Common Mistake: Because the Secant Method doesn't "trap" the root, it can sometimes fly off into space and fail to find the answer (it diverges).

Did you know? "Linear Interpolation" is just a fancy way of saying "assuming the graph is a straight line between two points."

3. Fixed Point Iteration: \(x_{n+1} = g(x_n)\)

This method is like a mathematical echo. We rearrange our equation \(f(x) = 0\) into the form \(x = g(x)\). We pick a starting number, plug it in, get an answer, and then plug that answer back into the same formula.

Visualizing the Hunt: Cobwebs and Staircases

When we plot these on a graph, we see two distinct patterns:
• Cobweb Diagrams: These happen when the sequence oscillates (jumps back and forth) around the root. It looks like a spider web spiraling in (or out!).
• Staircase Diagrams: These happen when the sequence approaches the root from one side, looking like a set of steps leading to the answer.

Memory Aid: If the gradient (steepness) of \(g(x)\) is too steep at the root—specifically if \(|g'(x)| > 1\)—the method will fail. The "web" will spiral away instead of in!

4. The Newton-Raphson Method

This is the "Ferrari" of numerical methods. It is incredibly fast because it uses the tangent line (the gradient) at your current guess to find the next one.

The Formula:

\(x_{n+1} = x_n - \frac{f(x_n)}{f'(x_n)}\)

Why it's great: It usually has second-order convergence. This means the number of correct decimal places roughly doubles with every step!

When it fails:
1. If your guess is near a stationary point (where the gradient is zero), the formula involves dividing by zero. Disaster!
2. If the curve is very complex, it might jump to a different root entirely.

Key Takeaway: Fixed point iteration is "first-order" (slow), but Newton-Raphson is "second-order" (fast).

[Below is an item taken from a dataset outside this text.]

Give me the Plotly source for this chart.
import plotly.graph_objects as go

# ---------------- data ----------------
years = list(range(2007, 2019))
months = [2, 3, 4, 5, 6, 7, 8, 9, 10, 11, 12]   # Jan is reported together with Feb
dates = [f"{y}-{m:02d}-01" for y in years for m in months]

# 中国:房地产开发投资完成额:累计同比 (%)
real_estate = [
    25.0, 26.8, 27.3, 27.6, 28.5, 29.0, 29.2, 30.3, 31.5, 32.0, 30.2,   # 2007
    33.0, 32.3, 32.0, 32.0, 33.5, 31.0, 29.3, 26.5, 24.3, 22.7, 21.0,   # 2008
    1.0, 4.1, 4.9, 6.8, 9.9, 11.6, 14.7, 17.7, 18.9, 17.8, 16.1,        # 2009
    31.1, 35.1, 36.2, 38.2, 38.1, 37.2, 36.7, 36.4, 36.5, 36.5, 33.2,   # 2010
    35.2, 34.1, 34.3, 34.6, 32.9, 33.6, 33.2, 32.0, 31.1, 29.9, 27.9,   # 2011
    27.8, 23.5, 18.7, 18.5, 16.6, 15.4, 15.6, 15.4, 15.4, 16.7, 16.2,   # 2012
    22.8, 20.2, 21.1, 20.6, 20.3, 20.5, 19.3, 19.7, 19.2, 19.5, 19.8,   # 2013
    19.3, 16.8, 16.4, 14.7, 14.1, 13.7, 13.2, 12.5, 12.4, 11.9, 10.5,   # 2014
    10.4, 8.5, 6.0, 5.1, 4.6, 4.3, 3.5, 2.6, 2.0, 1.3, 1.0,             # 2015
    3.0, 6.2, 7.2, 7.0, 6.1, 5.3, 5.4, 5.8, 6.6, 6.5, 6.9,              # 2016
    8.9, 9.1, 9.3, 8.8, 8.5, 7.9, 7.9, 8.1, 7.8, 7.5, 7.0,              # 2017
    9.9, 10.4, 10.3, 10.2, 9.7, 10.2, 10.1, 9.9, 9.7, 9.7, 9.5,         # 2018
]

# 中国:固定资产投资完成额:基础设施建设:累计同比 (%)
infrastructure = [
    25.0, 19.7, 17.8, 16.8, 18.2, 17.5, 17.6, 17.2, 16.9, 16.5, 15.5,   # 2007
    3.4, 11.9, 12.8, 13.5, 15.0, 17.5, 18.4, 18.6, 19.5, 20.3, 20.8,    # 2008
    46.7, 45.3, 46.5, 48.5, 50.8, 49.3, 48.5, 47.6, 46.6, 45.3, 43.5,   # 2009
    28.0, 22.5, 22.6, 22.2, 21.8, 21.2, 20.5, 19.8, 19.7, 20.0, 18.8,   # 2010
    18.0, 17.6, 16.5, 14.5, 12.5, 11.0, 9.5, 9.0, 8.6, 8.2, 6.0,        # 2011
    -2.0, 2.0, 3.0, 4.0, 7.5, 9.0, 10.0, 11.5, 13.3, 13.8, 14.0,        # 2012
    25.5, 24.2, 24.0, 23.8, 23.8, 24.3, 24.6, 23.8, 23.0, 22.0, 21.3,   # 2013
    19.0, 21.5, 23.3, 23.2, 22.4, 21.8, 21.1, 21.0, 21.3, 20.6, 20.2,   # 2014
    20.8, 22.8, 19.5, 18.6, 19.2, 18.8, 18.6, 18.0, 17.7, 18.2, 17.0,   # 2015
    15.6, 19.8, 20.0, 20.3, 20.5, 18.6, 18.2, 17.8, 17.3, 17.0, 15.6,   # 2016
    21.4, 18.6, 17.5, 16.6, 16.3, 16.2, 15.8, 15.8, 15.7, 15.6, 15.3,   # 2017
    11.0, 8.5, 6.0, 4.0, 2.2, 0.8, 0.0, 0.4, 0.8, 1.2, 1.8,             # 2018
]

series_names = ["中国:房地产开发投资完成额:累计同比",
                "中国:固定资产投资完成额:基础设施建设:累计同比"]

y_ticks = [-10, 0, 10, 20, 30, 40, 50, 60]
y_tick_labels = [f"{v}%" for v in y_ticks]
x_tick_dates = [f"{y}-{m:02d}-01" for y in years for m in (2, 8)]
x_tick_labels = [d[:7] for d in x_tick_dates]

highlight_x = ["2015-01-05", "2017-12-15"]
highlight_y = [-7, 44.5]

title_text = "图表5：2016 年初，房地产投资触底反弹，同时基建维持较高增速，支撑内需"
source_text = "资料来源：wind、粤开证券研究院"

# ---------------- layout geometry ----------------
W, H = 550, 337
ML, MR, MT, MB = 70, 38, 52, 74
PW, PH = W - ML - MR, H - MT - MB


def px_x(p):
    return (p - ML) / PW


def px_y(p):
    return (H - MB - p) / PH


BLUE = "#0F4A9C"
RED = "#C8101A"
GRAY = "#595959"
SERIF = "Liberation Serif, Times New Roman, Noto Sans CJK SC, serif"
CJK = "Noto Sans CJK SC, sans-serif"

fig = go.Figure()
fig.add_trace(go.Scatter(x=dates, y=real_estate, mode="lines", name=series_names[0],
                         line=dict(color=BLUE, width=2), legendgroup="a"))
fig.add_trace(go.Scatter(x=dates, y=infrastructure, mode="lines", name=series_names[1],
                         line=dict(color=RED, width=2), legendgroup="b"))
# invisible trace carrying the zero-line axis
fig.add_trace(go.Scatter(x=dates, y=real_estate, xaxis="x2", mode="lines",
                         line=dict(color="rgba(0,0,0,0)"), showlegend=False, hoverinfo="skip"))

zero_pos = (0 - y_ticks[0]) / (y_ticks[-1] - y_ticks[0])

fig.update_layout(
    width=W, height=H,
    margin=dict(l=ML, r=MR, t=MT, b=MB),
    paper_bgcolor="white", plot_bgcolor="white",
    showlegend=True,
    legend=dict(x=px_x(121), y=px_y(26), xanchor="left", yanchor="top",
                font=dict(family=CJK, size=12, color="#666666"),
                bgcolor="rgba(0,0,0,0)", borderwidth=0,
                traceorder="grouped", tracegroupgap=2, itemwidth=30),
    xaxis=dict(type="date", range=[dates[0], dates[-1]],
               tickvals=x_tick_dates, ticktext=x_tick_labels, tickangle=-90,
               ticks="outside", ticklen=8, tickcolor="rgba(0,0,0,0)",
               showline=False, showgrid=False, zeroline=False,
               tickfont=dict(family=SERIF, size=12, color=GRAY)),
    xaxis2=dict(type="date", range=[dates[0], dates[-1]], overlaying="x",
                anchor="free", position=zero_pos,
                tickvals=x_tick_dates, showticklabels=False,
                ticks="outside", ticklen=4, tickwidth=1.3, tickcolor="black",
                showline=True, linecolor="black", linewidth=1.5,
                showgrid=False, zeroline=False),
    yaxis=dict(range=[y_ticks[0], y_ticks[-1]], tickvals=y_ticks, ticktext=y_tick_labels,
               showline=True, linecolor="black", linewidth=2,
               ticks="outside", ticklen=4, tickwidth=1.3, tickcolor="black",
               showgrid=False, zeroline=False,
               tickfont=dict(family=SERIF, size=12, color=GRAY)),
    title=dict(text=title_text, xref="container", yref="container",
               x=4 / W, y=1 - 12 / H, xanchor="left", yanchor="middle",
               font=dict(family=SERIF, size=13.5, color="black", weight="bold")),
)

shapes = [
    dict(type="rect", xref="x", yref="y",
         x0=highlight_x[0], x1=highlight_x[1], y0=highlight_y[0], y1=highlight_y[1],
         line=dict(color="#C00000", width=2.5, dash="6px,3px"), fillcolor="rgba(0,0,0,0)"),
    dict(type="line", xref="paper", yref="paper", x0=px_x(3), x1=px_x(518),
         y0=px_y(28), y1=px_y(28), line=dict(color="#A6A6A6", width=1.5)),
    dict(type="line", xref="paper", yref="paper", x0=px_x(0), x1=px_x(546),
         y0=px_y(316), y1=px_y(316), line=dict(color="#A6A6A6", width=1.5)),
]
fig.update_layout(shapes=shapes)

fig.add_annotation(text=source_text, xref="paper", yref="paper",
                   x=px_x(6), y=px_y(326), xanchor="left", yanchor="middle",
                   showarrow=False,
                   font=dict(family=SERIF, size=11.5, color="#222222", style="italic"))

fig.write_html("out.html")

5. Improving Success with Relaxation

Sometimes, a Fixed Point Iteration sequence is frustratingly slow, or even worse, it diverges (goes away from the root). We can use a trick called Relaxation to fix this.

The Relaxed Formula:

Instead of just using \(x_{n+1} = g(x_n)\), we use:
\(x_{n+1} = (1 - \lambda)x_n + \lambda g(x_n)\)

Here, \(\lambda\) (lambda) is a "weighting" factor.
• If the method is diverging, we use a small \(\lambda\) to "pull it back" and force it to converge.
• If it's too slow, we can pick a \(\lambda\) that speeds it up.

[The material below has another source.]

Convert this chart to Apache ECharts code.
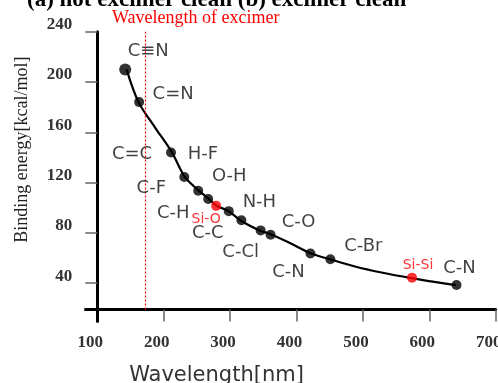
<!DOCTYPE html>
<html><head><meta charset="utf-8">
<script src="https://cdn.jsdelivr.net/npm/echarts@6/dist/echarts.min.js"></script>
<style>html,body{margin:0;padding:0;background:#fff}#c{width:498px;height:383px}</style>
</head><body><div id="c"></div>
<script>
// ---- data ----
const bondNames   = ["C\u2261N","C=N","C=C","H-F","C-F","O-H","C-H","Si-O","C-C","N-H","C-Cl","C-O","C-N","C-Br","Si-Si","C-N"];
const wavelengths = [142, 163, 211, 211, 231, 252, 267, 279, 298, 317, 346, 361, 421, 451, 574, 641];
const energies    = [210, 184, 144, 144, 124.5, 113.5, 107, 101.5, 97.3, 90, 82, 78.5, 63.6, 59, 44.4, 38.6];
const redBonds    = ["Si-O", "Si-Si"];
// fitted curve as drawn in the reference
const curveWavelength = [144, 162, 187, 212, 232, 252, 267, 280, 297, 317, 346, 361, 387, 422, 450, 488, 528, 573, 608, 640];
const curveEnergy     = [210, 184, 163.8, 144.4, 124.3, 114, 107.4, 101.5, 97.5, 89.5, 81.6, 79, 72.8, 63.6, 59.1, 53.3, 48.5, 44, 41, 38.4];
const xTicks = [100, 200, 300, 400, 500, 600, 700];
const yTicks = [40, 80, 120, 160, 200, 240];
const excimerWavelength = 172;
const titleText = "(a) not excimer clean (b) excimer clean";
const excimerText = "Wavelength of excimer";
const xName = "Wavelength[nm]";
const yName = "Binding energy[kcal/mol]";

// ---- layout only: label offsets from their point (px) ----
const labelOffsets = [[23,-18],[34,-8],[-39,2],[32,2],[-33,11],[31,-14],[-35,14],[-10,14],[-21,22],[18,-18],[-20,22],[28,-12],[-22,19],[33,-13],[6,-12],[3,-17]];

const pts = bondNames.map((n, i) => ({name: n, value: [wavelengths[i], energies[i]], idx: i}));
const curvePts = curveWavelength.map((w, i) => [w, curveEnergy[i]]);
const seen = {};
const blackPts = [], redPts = [];
pts.forEach(p => {
  const k = p.value.join(',');
  if (seen[k]) return; seen[k] = 1;
  (redBonds.includes(p.name) ? redPts : blackPts).push({value: p.value, symbolSize: p.idx === 0 ? 12 : 10});
});
const labelData = pts.map((p, i) => {
  const red = redBonds.includes(p.name);
  return {
    name: p.name, value: p.value,
    label: {
      offset: labelOffsets[i],
      color: red ? '#ff0000' : '#111',
      fontSize: red ? 14 : 18
    }
  };
});

const chart = echarts.init(document.getElementById('c'), null, {renderer: 'canvas'});
const serif = "'Liberation Serif', serif";
const tickLabel = {fontFamily: serif, fontSize: 17, fontWeight: 'bold', color: '#333'};
chart.setOption({
  animation: false,
  backgroundColor: '#fff',
  title: [
    {text: titleText, left: 27, top: -11, padding: 0,
     textStyle: {fontFamily: serif, fontSize: 23, fontWeight: 'bold', color: '#000'}},
    {text: excimerText, left: 112, top: 9, padding: 0,
     textStyle: {fontFamily: serif, fontSize: 18, fontWeight: 'normal', color: '#ff0000'}}
  ],
  grid: {left: 97.3, right: 2.3, top: 31.7, bottom: 73.4, containLabel: false, outerBoundsMode: 'none'},
  xAxis: [{
    type: 'value', min: 100, max: 700, interval: 100, position: 'bottom',
    name: xName, nameLocation: 'middle', nameGap: 55,
    nameTextStyle: {fontFamily: "'DejaVu Sans', sans-serif", fontSize: 21, color: '#333', padding: [0, 160, 0, 0]},
    axisLine: {show: true, lineStyle: {color: '#000', width: 3}},
    axisTick: {show: true, inside: false, length: 12, lineStyle: {color: '#666', width: 1.5}},
    axisLabel: Object.assign({margin: 25, padding: [0, 14, 0, 0], customValues: xTicks}, tickLabel),
    splitLine: {show: false}
  }, {
    type: 'value', min: 100, max: 700, position: 'bottom',
    axisLine: {show: false}, axisLabel: {show: false}, splitLine: {show: false},
    axisTick: {show: true, length: 13, customValues: [100], lineStyle: {color: '#000', width: 3}}
  }],
  yAxis: [{
    type: 'value', min: 19, max: 240, position: 'left',
    name: yName, nameLocation: 'middle', nameRotate: 90, nameGap: 66,
    nameTextStyle: {fontFamily: serif, fontSize: 18, color: '#222', padding: [0, 0, 0, 42]},
    axisLine: {show: true, lineStyle: {color: '#000', width: 3}},
    axisTick: {show: true, length: 12, customValues: yTicks, lineStyle: {color: '#666', width: 1.5}},
    axisLabel: Object.assign({margin: 25, customValues: yTicks, verticalAlign: 'bottom', lineHeight: 14}, tickLabel),
    splitLine: {show: false}
  }, {
    type: 'value', min: 19, max: 240, position: 'left',
    axisLine: {show: false}, axisLabel: {show: false}, splitLine: {show: false},
    axisTick: {show: true, length: 13, customValues: [19], lineStyle: {color: '#000', width: 3}}
  }],
  series: [
    {
      type: 'line', data: curvePts, smooth: 0.3, showSymbol: false,
      lineStyle: {color: '#000', width: 2.2}, z: 2,
      markLine: {
        silent: true, symbol: ['none', 'none'], label: {show: false},
        lineStyle: {type: [2, 2], color: '#ff0000', width: 1.2},
        data: [[{coord: [excimerWavelength, 19]}, {coord: [excimerWavelength, 240]}]]
      }
    },
    {type: 'scatter', data: blackPts, itemStyle: {color: '#000'}, z: 3},
    {type: 'scatter', data: redPts, symbolSize: 9, itemStyle: {color: '#ff0000'}, z: 4},
    {
      type: 'scatter', data: labelData, symbolSize: 1, itemStyle: {color: 'rgba(0,0,0,0)'}, z: 5,
      label: {show: true, position: 'inside', formatter: '{b}', fontFamily: "'DejaVu Sans', sans-serif", align: 'center', verticalAlign: 'middle'}
    }
  ]
});
</script></body></html>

Don't worry if this seems tricky: In the exam, the formula for the relaxed iteration is usually given to you. Your job is to plug in the numbers and observe if it's getting closer to the root!

Summary: Choosing Your Weapon

• Need a guaranteed answer? Use Bisection.
• Equation has a clear derivative? Use Newton-Raphson for speed.
• Iteration failing? Try Relaxation or check the gradient of \(g(x)\).
• Using a spreadsheet? These methods are perfect for dragging down formulas to see the "convergence" in real-time!

Common Exam Question: You might be asked to "justify the accuracy" of your answer. To do this, check the sign of the function just above and just below your rounded answer. If the sign changes, the root must be within that tiny gap!